[What you will do]:
Repeat exactly, and only, the lines from the one that contains "Clone this chart in Apache ECharts." to the one that contains "const FONT = 'DejaVu Serif';", both ends included. Omit every picture.

[START]

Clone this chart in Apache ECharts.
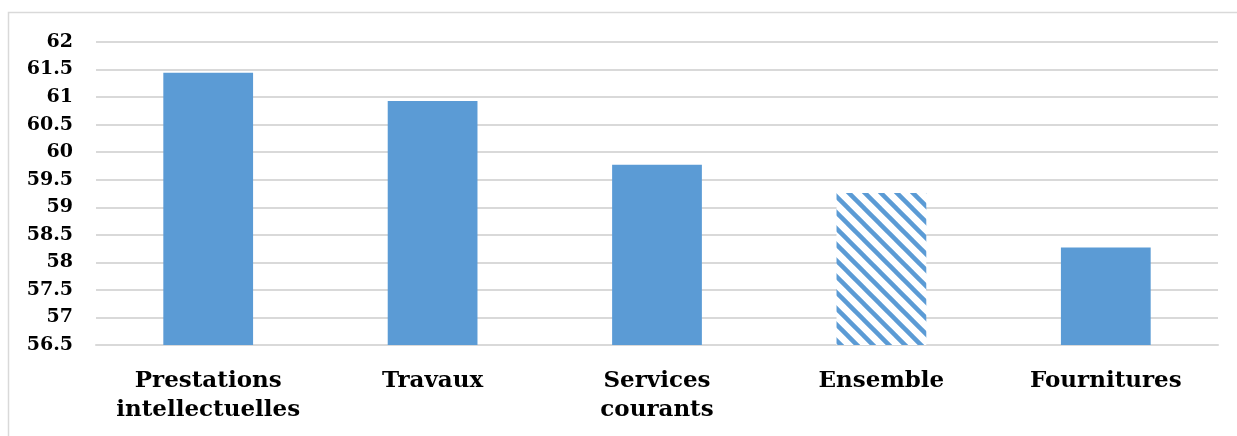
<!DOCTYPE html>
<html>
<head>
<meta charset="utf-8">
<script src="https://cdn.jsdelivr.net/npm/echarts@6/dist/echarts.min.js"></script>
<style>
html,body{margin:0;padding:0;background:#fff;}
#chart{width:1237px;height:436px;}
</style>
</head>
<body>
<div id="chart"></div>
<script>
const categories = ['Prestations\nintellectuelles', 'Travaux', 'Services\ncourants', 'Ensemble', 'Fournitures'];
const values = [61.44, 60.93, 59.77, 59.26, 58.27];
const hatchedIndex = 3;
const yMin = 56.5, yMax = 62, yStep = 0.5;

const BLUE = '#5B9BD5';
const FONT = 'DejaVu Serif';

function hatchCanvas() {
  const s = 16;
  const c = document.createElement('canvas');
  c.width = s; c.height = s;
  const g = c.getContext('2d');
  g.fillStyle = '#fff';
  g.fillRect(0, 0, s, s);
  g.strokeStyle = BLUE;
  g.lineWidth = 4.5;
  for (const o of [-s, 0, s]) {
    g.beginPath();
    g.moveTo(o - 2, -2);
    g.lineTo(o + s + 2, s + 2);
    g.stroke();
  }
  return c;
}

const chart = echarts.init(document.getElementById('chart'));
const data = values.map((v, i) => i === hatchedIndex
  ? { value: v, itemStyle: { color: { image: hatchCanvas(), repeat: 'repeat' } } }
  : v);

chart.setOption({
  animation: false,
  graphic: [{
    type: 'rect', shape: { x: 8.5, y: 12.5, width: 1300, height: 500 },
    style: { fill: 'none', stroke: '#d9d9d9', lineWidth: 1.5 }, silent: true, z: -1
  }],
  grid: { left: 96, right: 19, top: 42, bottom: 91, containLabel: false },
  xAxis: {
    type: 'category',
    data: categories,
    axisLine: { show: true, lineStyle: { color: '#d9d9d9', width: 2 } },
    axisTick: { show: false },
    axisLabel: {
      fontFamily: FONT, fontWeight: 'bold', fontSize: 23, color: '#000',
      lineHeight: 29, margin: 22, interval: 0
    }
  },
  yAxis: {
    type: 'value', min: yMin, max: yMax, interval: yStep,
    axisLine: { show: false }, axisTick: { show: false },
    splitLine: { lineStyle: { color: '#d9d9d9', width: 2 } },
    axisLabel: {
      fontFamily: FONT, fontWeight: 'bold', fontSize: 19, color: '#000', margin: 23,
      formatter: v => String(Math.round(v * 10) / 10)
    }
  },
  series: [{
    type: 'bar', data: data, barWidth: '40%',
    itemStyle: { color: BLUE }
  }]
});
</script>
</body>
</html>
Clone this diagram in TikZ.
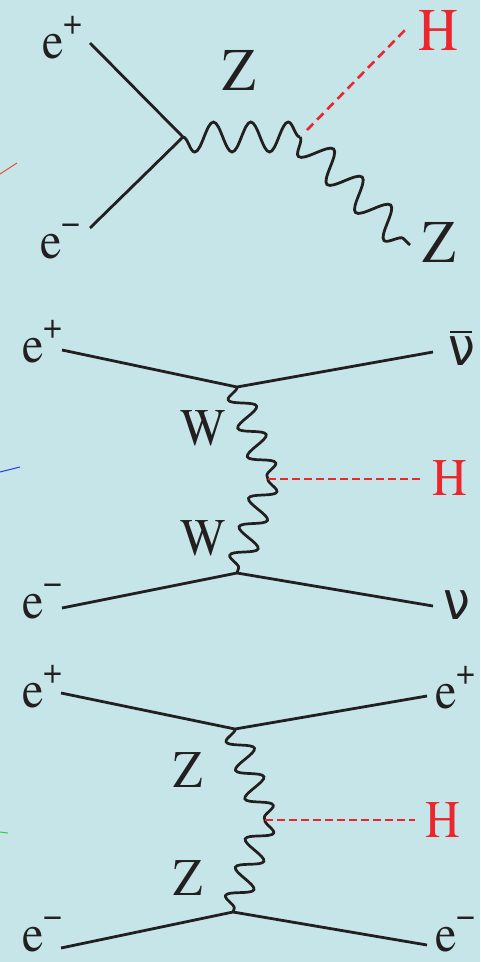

[END]
[START]

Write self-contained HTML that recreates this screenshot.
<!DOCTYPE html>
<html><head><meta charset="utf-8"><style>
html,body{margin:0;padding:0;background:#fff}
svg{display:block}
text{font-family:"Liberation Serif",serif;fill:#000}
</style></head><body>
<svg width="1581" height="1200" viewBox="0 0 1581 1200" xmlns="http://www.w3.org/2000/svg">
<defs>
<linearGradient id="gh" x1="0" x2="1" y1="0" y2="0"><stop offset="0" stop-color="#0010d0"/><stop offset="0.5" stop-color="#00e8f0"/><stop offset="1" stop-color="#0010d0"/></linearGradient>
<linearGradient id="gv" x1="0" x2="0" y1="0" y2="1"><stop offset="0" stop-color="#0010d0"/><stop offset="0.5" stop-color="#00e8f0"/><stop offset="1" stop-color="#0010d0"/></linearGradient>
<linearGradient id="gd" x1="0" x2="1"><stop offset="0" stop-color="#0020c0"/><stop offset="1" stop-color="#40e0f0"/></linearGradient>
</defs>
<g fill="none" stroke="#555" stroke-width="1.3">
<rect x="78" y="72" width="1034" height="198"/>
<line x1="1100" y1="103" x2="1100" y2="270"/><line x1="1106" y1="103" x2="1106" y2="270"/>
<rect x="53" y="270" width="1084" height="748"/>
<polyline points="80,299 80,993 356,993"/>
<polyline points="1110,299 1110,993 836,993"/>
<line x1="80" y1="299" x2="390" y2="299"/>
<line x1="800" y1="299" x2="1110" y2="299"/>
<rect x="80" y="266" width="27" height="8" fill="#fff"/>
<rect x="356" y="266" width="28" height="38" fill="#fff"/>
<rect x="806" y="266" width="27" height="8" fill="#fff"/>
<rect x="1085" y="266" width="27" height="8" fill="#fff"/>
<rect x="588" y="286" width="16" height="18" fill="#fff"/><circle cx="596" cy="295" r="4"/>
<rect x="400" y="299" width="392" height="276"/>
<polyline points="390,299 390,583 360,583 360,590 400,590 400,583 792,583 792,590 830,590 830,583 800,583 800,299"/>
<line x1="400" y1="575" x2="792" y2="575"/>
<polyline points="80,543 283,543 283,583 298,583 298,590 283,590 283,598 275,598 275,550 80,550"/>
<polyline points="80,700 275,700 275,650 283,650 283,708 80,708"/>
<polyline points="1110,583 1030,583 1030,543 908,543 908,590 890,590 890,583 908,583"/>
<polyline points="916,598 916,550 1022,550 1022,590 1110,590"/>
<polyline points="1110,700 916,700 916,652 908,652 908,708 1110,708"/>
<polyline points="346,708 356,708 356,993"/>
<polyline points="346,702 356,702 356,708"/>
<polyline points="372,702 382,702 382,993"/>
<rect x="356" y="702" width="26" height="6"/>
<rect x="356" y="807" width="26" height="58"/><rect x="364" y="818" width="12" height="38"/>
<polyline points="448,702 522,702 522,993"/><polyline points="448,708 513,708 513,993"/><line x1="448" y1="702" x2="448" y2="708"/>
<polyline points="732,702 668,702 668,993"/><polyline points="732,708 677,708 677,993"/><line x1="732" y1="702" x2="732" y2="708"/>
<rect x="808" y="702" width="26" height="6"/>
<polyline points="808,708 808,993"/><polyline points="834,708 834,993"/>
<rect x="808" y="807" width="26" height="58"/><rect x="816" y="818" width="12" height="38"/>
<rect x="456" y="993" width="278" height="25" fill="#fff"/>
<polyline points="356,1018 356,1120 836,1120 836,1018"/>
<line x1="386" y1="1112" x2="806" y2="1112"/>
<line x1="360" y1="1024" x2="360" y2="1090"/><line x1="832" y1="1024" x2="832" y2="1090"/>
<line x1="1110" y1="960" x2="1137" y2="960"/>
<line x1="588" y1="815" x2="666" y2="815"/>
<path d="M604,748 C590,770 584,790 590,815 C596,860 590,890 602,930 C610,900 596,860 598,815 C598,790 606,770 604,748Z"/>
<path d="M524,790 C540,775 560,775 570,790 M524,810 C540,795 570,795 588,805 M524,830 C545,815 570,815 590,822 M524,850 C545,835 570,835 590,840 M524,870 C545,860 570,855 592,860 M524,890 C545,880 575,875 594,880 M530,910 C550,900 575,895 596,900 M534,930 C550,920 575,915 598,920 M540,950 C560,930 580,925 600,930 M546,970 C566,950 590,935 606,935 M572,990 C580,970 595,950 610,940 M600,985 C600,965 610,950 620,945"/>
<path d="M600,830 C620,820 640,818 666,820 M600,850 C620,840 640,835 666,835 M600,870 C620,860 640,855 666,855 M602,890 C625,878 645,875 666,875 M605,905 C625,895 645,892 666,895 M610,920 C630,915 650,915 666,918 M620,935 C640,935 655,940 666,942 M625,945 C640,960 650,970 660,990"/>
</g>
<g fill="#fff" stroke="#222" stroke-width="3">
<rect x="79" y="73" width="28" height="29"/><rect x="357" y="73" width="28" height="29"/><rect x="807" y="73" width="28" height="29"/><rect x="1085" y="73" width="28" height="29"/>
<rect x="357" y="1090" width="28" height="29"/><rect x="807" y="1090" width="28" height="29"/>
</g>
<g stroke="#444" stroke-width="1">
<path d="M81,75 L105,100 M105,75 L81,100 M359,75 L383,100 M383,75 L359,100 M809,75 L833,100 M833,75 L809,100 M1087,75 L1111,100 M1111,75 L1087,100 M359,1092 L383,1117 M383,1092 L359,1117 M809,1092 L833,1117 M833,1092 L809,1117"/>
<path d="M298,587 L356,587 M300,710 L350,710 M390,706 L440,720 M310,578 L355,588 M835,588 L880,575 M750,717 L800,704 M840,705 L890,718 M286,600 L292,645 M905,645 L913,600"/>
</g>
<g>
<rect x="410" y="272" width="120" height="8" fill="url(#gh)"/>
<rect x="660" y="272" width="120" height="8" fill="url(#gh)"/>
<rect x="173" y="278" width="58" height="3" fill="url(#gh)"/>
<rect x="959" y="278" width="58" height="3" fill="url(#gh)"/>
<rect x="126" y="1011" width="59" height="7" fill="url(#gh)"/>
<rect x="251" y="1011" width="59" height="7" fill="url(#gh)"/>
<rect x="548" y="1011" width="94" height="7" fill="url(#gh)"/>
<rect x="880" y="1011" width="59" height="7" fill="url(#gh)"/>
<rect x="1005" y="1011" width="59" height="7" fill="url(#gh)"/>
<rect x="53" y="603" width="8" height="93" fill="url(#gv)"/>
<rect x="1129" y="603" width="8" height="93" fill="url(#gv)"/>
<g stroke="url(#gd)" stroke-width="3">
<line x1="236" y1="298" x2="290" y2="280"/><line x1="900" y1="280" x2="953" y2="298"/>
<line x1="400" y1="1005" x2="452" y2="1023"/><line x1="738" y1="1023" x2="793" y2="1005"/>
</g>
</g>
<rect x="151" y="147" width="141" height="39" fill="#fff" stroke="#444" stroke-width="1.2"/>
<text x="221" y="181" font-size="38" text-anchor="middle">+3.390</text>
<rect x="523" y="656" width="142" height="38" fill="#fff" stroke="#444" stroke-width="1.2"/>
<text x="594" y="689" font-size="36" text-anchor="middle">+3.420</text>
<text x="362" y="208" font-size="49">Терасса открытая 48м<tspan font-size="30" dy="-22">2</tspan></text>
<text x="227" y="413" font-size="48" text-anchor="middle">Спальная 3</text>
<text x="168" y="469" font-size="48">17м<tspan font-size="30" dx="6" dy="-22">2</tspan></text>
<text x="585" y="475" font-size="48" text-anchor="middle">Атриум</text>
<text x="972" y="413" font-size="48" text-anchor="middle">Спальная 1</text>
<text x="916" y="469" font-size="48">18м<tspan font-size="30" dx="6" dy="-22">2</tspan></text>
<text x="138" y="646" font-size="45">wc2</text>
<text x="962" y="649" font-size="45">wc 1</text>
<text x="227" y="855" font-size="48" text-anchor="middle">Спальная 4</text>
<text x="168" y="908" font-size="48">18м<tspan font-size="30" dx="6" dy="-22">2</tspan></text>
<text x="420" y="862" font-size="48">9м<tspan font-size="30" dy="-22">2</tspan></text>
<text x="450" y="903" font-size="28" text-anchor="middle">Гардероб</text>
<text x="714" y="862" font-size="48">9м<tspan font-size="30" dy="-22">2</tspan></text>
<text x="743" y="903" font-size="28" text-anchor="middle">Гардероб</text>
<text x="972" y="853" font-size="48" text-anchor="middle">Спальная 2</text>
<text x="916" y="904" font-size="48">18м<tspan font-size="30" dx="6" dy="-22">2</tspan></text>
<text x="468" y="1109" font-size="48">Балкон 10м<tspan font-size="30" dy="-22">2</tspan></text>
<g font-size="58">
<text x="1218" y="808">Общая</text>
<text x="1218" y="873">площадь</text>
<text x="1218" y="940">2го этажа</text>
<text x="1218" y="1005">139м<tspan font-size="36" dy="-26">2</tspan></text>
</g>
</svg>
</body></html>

[END]

[Response]:
Clone this chart in Apache ECharts.
<!DOCTYPE html>
<html>
<head>
<meta charset="utf-8">
<script src="https://cdn.jsdelivr.net/npm/echarts@6/dist/echarts.min.js"></script>
<style>
html,body{margin:0;padding:0;background:#fff;}
#chart{width:1237px;height:436px;}
</style>
</head>
<body>
<div id="chart"></div>
<script>
const categories = ['Prestations\nintellectuelles', 'Travaux', 'Services\ncourants', 'Ensemble', 'Fournitures'];
const values = [61.44, 60.93, 59.77, 59.26, 58.27];
const hatchedIndex = 3;
const yMin = 56.5, yMax = 62, yStep = 0.5;

const BLUE = '#5B9BD5';
const FONT = 'DejaVu Serif';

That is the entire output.